THE British and Irish governments in their policies towards Northern Ireland are alone among European governments in encouraging the undermining of internationally-accepted national borders, a leading unionist has said.
Mr Dermot Nesbitt, a member of the Ulster Unionist Party's team at the inter-party talks, was addressing the Irish Association in Dublin yesterday.
He said international human rights law was based on a number of principles. First of these was the territorial integrity of states. Second was that the accommodation of minorities within a state should take place within existing borders.
However, an individual government was "not free to exercise its authority absolutely within the state; governments must subscribe to the agreed international rules for the protection of citizens: (whether majority or minority) within a state".

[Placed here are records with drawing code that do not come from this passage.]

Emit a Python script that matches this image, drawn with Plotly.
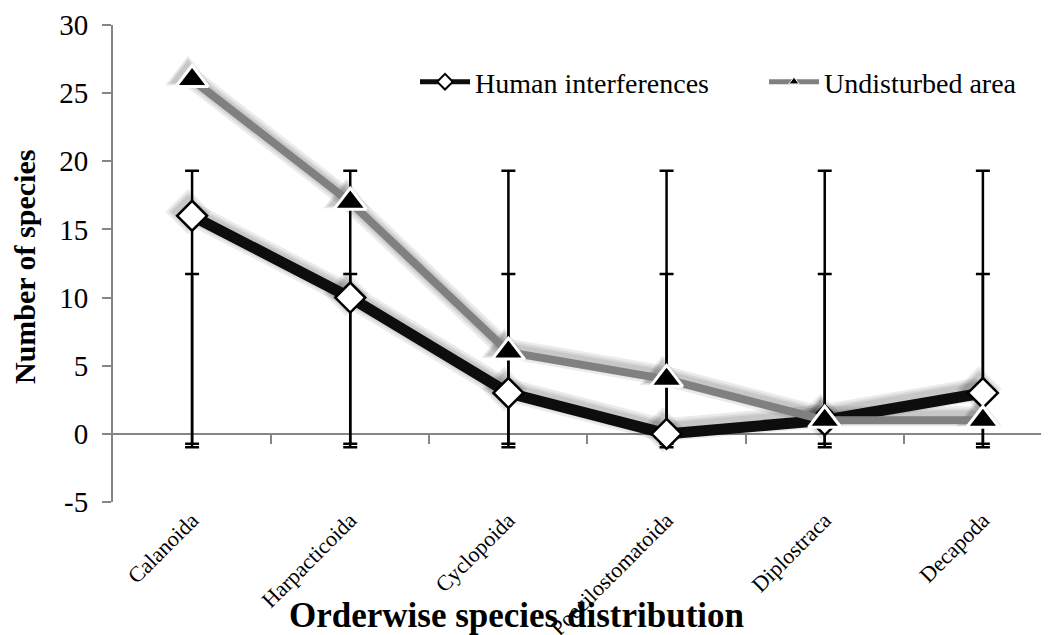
import numpy as np
import plotly.graph_objects as go

categories = ["Calanoida", "Harpacticoida", "Cyclopoida", "Poecilostomatoida", "Diplostraca", "Decapoda"]
human = [16, 10, 3, 0, 1, 3]
undisturbed = [26, 17, 6, 4, 1, 1]
y_ticks = [-5, 0, 5, 10, 15, 20, 25, 30]
y_tick_text = ["-5", "0", "5", "10", "15", "20", "25", "30"]

FONT = "Liberation Serif"
GREY = "#868686"
idx = list(range(len(categories)))
xr = [-0.5, 5.418]
yr = [-5, 30]

# page body has an 8px default margin -> figure sized to fit the 1049x635 window
W, H = 1041, 627
ML, MT, MB = 105, 17, 133
PW = W - ML          # plot width in px
PH = H - MT - MB     # plot height in px


def px_x(sx):
    """screen x (window px) -> paper fraction"""
    return (sx - 8 - ML) / PW


def px_y(sy):
    """screen y (window px) -> paper fraction"""
    return (H - MB - (sy - 8)) / PH


# shadow axes (base subplot, drawn first): same scales, shifted a few px up-left
SH = 4
dx = SH * (xr[1] - xr[0]) / PW
dy = SH * (yr[1] - yr[0]) / PH

fig = go.Figure()

# 1) soft drop shadows (base subplot x/y)
for vals, sym, msize, lw in ((human, "diamond", 23, 11), (undisturbed, "triangle-up", 28, 8)):
    for extra in (12, 7, 3):
        fig.add_trace(go.Scatter(
            x=idx, y=vals, mode="lines+markers", xaxis="x", yaxis="y",
            line=dict(color="rgba(0,0,0,0.08)", width=lw + extra),
            marker=dict(symbol=sym, size=msize + extra, color="rgba(0,0,0,0.08)"),
            showlegend=False, hoverinfo="skip"))

# 2) Excel-style "standard deviation" error bars: centred on the series mean, +/- SD
for vals in (undisturbed, human):
    m = float(np.mean(vals))
    sd = float(np.std(vals, ddof=1))
    fig.add_trace(go.Scatter(
        x=idx, y=[m] * len(idx), mode="markers", xaxis="x2", yaxis="y2",
        marker=dict(size=1, color="rgba(0,0,0,0)"),
        error_y=dict(type="data", array=[sd] * len(idx), visible=True,
                     color="black", thickness=2.5, width=7),
        showlegend=False, hoverinfo="skip"))

# 3) the two series
fig.add_trace(go.Scatter(
    x=idx, y=human, mode="lines+markers", name="Human interferences",
    xaxis="x3", yaxis="y2",
    line=dict(color="#0d0d0d", width=11), showlegend=False,
    marker=dict(symbol="diamond", size=23, color="white",
                line=dict(color="black", width=2.5))))
fig.add_trace(go.Scatter(
    x=idx, y=undisturbed, mode="lines+markers", name="Undisturbed area",
    xaxis="x3", yaxis="y2",
    line=dict(color="#808080", width=8), showlegend=False,
    marker=dict(symbol="triangle-up", size=28, color="black",
                line=dict(color="white", width=3))))

# legend entries (small markers, as in the reference legend)
fig.add_trace(go.Scatter(
    x=[None], y=[None], mode="lines+markers", name="Human interferences",
    xaxis="x3", yaxis="y2", legend="legend",
    line=dict(color="#0d0d0d", width=5),
    marker=dict(symbol="diamond", size=12, color="white", line=dict(color="black", width=2))))
fig.add_trace(go.Scatter(
    x=[None], y=[None], mode="lines+markers", name="Undisturbed area",
    xaxis="x3", yaxis="y2", legend="legend2",
    line=dict(color="#808080", width=5),
    marker=dict(symbol="triangle-up", size=9, color="black", line=dict(color="white", width=1))))

leg_common = dict(orientation="h", xanchor="left", yanchor="middle", itemwidth=50,
                  bgcolor="rgba(0,0,0,0)", font=dict(size=28, family=FONT))

fig.update_layout(
    width=W, height=H,
    margin=dict(l=ML, r=0, t=MT, b=MB, pad=0),
    paper_bgcolor="white", plot_bgcolor="white",
    font=dict(family=FONT, color="black", size=26),
    # base (shadow) axes, hidden
    xaxis=dict(range=[xr[0] + dx, xr[1] + dx], visible=False, automargin=False),
    yaxis=dict(range=[yr[0] - dy, yr[1] - dy], visible=False, automargin=False),
    # category labels
    xaxis2=dict(range=xr, overlaying="x", anchor="y2", side="bottom",
                tickmode="array", tickvals=idx, ticktext=categories,
                tickangle=-45, showline=False, showgrid=False, zeroline=False,
                ticks="", automargin=False, tickfont=dict(size=22, family=FONT)),
    # category boundary ticks on the zero line
    xaxis3=dict(range=xr, overlaying="x", anchor="free", position=5 / 35,
                tickmode="array", tickvals=[i + 0.5 for i in idx[:-1]],
                ticks="outside", ticklen=9, tickwidth=2, tickcolor=GREY, automargin=False,
                showticklabels=False, showline=False, showgrid=False, zeroline=False),
    yaxis2=dict(range=yr, overlaying="y", anchor="x2", side="left",
                tickmode="array", tickvals=y_ticks, ticktext=y_tick_text,
                showline=True, linecolor=GREY, linewidth=2, automargin=False,
                ticks="outside", ticklen=9, tickwidth=2, tickcolor=GREY,
                ticklabelstandoff=8,
                showgrid=False, zeroline=True, zerolinecolor=GREY, zerolinewidth=2,
                tickfont=dict(size=29, family=FONT)),
    legend=dict(x=px_x(415), y=px_y(82), **leg_common),
    legend2=dict(x=px_x(764), y=px_y(82), **leg_common),
    annotations=[
        dict(text="<b>Number of species</b>", textangle=-90, xref="paper", yref="paper",
             x=px_x(24), y=px_y(267), xanchor="center", yanchor="middle", showarrow=False,
             font=dict(size=30, family=FONT)),
        dict(text="<b>Orderwise species distribution</b>", xref="paper", yref="paper",
             x=px_x(516), y=px_y(615), xanchor="center", yanchor="middle", showarrow=False,
             font=dict(size=35, family=FONT)),
    ],
)

fig.write_html("out.html")
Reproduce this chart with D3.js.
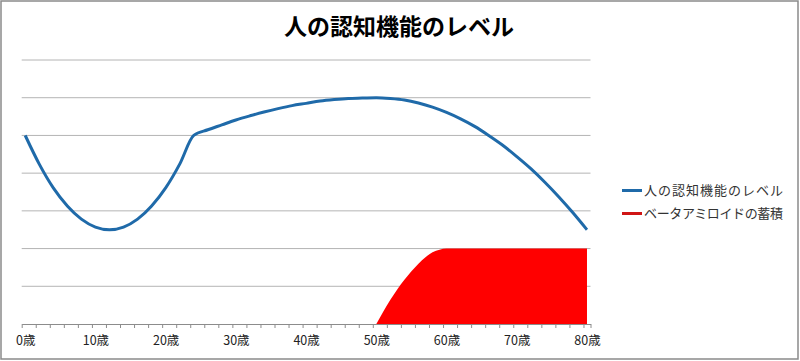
<!DOCTYPE html>
<html><head><meta charset="utf-8">
<script src="https://cdn.jsdelivr.net/npm/d3@7"></script>
<style>body{margin:0;background:#fff}svg{display:block}</style>
</head><body>
<svg id="c" width="800" height="361"></svg>
<script>
const chartTitle = "人の認知機能のレベル";
const seriesNames = ["人の認知機能のレベル", "ベータアミロイドの蓄積"];
const cognitionAges = [0,2,4,6,8,10,12,14,16,18,20,22,24,26,28,30,32,34,36,38,40,42,44,46,48,50,52,54,56,58,60,62,64,66,68,70,72,74,76,78,80];
const cognitionValues = [5.00,4.24,3.61,3.13,2.78,2.57,2.50,2.57,2.78,3.13,3.61,4.24,5.00,5.15,5.28,5.41,5.52,5.62,5.71,5.79,5.85,5.91,5.95,5.98,5.99,6.00,5.98,5.94,5.86,5.75,5.61,5.44,5.24,5.00,4.74,4.44,4.12,3.76,3.37,2.95,2.50];
const amyloidAges = [50,51,52,53,54,55,56,57,58,59,60,62,64,66,68,70,72,74,76,78,80];
const amyloidValues = [0,0.33,0.64,0.92,1.17,1.40,1.60,1.77,1.90,1.97,2.0,2.0,2.0,2.0,2.0,2.0,2.0,2.0,2.0,2.0,2.0];
const labelAges = [0,10,20,30,40,50,60,70,80];
const tickLabels = ["0歳","10歳","20歳","30歳","40歳","50歳","60歳","70歳","80歳"];
const gridValues = [1,2,3,4,5,6,7];
const colors = ["#1f6aa9", "#ff0000"];

const svg = d3.select("#c");
const FONT = "'Noto Sans CJK JP', 'Noto Sans', sans-serif";

svg.append("rect").attr("x",1).attr("y",1).attr("width",797).attr("height",358)
  .attr("fill","#fff").attr("stroke","#8a8a8a").attr("stroke-width",1.5);

const x = d3.scaleLinear().domain([-0.5, 80.5]).range([21.7, 590.5]);
const y = d3.scaleLinear().domain([0, 7]).range([324, 60]);

// gridlines
svg.append("g").selectAll("line").data(gridValues).join("line")
  .attr("x1", x(-0.5)).attr("x2", x(80.5))
  .attr("y1", d => y(d)).attr("y2", d => y(d))
  .attr("stroke", "#b4b4b4").attr("stroke-width", 1);

// red area
const area = d3.area().x((d,i) => x(amyloidAges[i])).y0(y(0)).y1(d => y(d)).curve(d3.curveMonotoneX);
svg.append("path").attr("d", area(amyloidValues)).attr("fill", colors[1]);

// blue line
const line = d3.line().x((d,i) => x(cognitionAges[i])).y(d => y(d)).curve(d3.curveMonotoneX);
svg.append("path").attr("d", line(cognitionValues)).attr("fill","none")
  .attr("stroke", colors[0]).attr("stroke-width", 3).attr("stroke-linejoin","round");

// x axis minor ticks
const minorTicks = d3.range(-0.5, 81, 2).concat([80.5]);
const ax = svg.append("g").attr("transform", `translate(0,${y(0)})`)
  .call(d3.axisBottom(x).tickValues(minorTicks).tickSize(4).tickSizeOuter(0).tickFormat(""));
ax.select(".domain").attr("stroke", "#8c8c8c");
ax.selectAll(".tick line").attr("stroke", "#8c8c8c");

// x labels
const lab = svg.append("g").attr("transform", `translate(0,${y(0)})`)
  .call(d3.axisBottom(x).tickValues(labelAges).tickSize(0).tickPadding(12).tickFormat((d,i) => tickLabels[i]));
lab.select(".domain").remove();
lab.selectAll("text").attr("font-family", FONT).attr("font-size", 12.5).attr("fill", "#222");

// title
svg.append("text").attr("x", 399).attr("y", 35).attr("text-anchor","middle")
  .attr("font-family", FONT).attr("font-weight","bold").attr("font-size", 23)
  .attr("fill","#000").text(chartTitle);

// legend
const lg = svg.append("g");
seriesNames.forEach((name, i) => {
  const ly = 190.5 + i * 23;
  lg.append("line").attr("x1", 622).attr("x2", 642).attr("y1", ly).attr("y2", ly)
    .attr("stroke", i === 0 ? colors[0] : "#d01515").attr("stroke-width", 3);
  lg.append("text").attr("x", 644).attr("y", ly + 4.5)
    .attr("font-family", FONT).attr("font-size", 13).attr("fill", "#333")
    .attr("textLength", 139).attr("lengthAdjust","spacing").text(name);
});
</script>
</body></html>
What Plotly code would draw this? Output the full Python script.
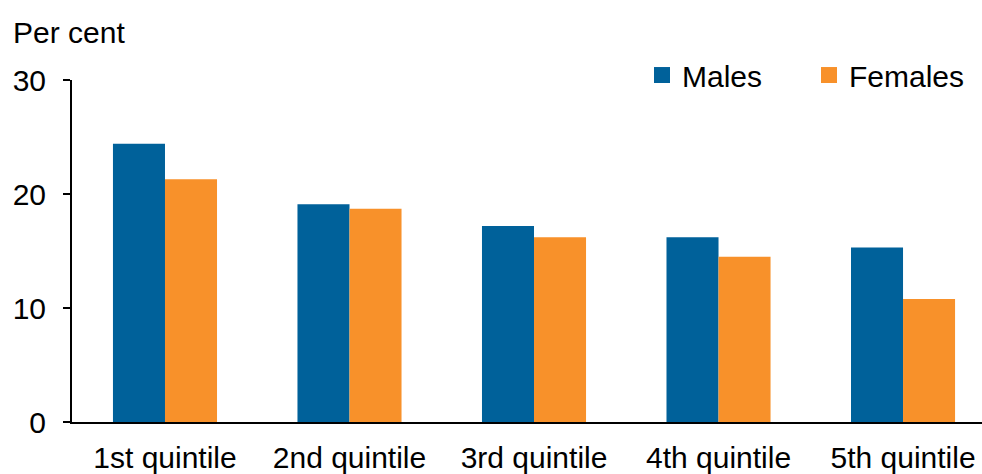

Mr Nesbitt said joint British-Irish proposals for governing Northern Ireland, such as the Anglo-Irish Agreement and the "Framework Document", were not in accordance with international law.
He said the Government would support proposals to change Articles 2 and 3 of the Constitution provided the "Framework Document" was implemented. He believed those articles "in order to subscribe to the principles of international law, should be removed and not be thought of as subject to bargaining among the parties during the talks process".
He said the concept of "parity of esteem" within international law did not extend to all-Ireland "political linkages, as envisaged in the Framework Document".
Similarly, Dublin's long-term interest in the North "should be only to ensure that there is good government in Northern Ireland, and not to seek to have a say in that government". He felt the Government's present role was "too intrusive". It should make it clear it would "step back" once good government was assured in the North and accept "normal, cross-Border relations".